Com efeito, o argumento de Schumpeter faz ainda mais sentido em um contexto de intervencionismo do que em uma sociedade genuinamente livre. Quando o setor público se expande, empreendedores são, ao mesmo tempo, expulsos do mercado e culpados pelos problemas econômicos criados pelo estado.
[N. do E.: quanto maior for o governo, maiores serão seus gastos. Quanto maiores forem seus gastos, maiores terão de ser os impostos e o endividamento do governo. Quanto maiores forem os impostos, menores serão os incentivos ao investimento e à produção. Quanto maior for o endividamento do governo, maiores serão as oportunidades perdidas em investimentos que não puderam ser feitos (porque o governo se apropriou desse dinheiro que poderia ter sido emprestado para o setor privado), maiores serão os gastos com juros, e maior terá de ser a carga tributária para arcar com esses gastos com juros. Veja detalhes neste artigo].
Ainda mais importante, à medida que o intervencionismo e o escopo do estado se expandem, as "virtudes burguesas" que sustentam uma sociedade livre desaparecem. Por que você vai abrir uma padaria, um restaurante, um comércio ou uma atividade de serviços se você pode se tornar um burocrata bem pago trabalhando em uma repartição pública? Por que uma pessoa qualificada vai querer fazer algum estágio em uma firma de engenharia se o governo abriu vários concursos públicos que prometem salários nababescos e estabilidade no emprego? Enfim, por que se arriscar no setor privado, sofrendo cobranças e tendo de apresentar eficiência, se você pode simplesmente ganhar muito no setor público, tendo estabilidade no emprego e sem ter de apresentar resultados?

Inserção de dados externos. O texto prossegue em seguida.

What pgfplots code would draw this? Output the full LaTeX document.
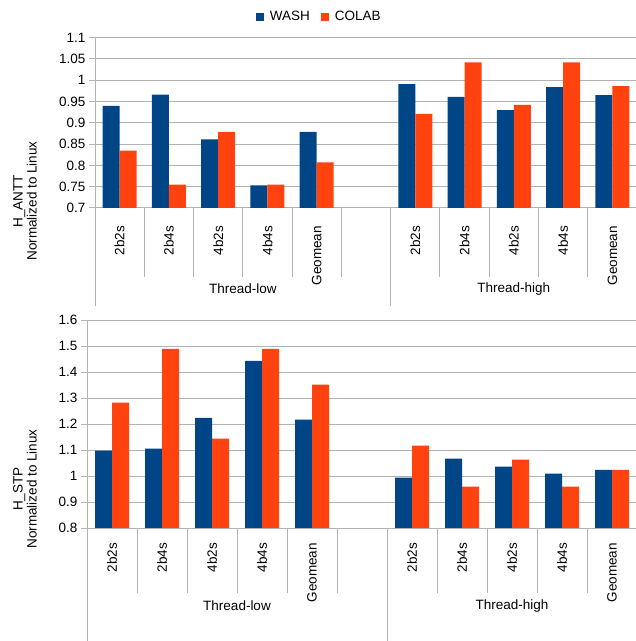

Com um estado inchado, a acumulação de riqueza passa a ocorrer por meio de privilégios legais (rent-seeking, na linguagem da Escola da Escolha Pública), de parasitismo e de redistribuição, e não por meio da genuína satisfação dos consumidores. Empreendedores, agora protegidos pelo estado das vicissitudes do mercado, blindados contra o sistema de lucros e prejuízos imposto pelo mercado, perdem contato com a divisão do trabalho e sua filosofia de inovação e criação de riqueza.
Esse caminho leva ao desastre.
No entanto, ao contrário do que diz Schumpeter, o socialismo não é inevitável. Como Mises nunca se cansou de argumentar, a liberdade pode triunfar, mas, para isso, é necessário vencermos a batalha das idéias. Porém, essa batalha só pode ser vencida por meio da lógica cuidadosa, da exposição clara do pensamento e de um firme compromisso para com a difusão pacífica da verdade, mesmo que outros sejam hostis a ela. Isso significa conceder aos opositores da liberdade a mesma tolerância que eles frequentemente negam aos defensores da liberdade.
Contra tudo o que é estúpido, absurdo, errôneo e mau, o liberalismo luta com as armas do pensamento, não com a força bruta e a repressão.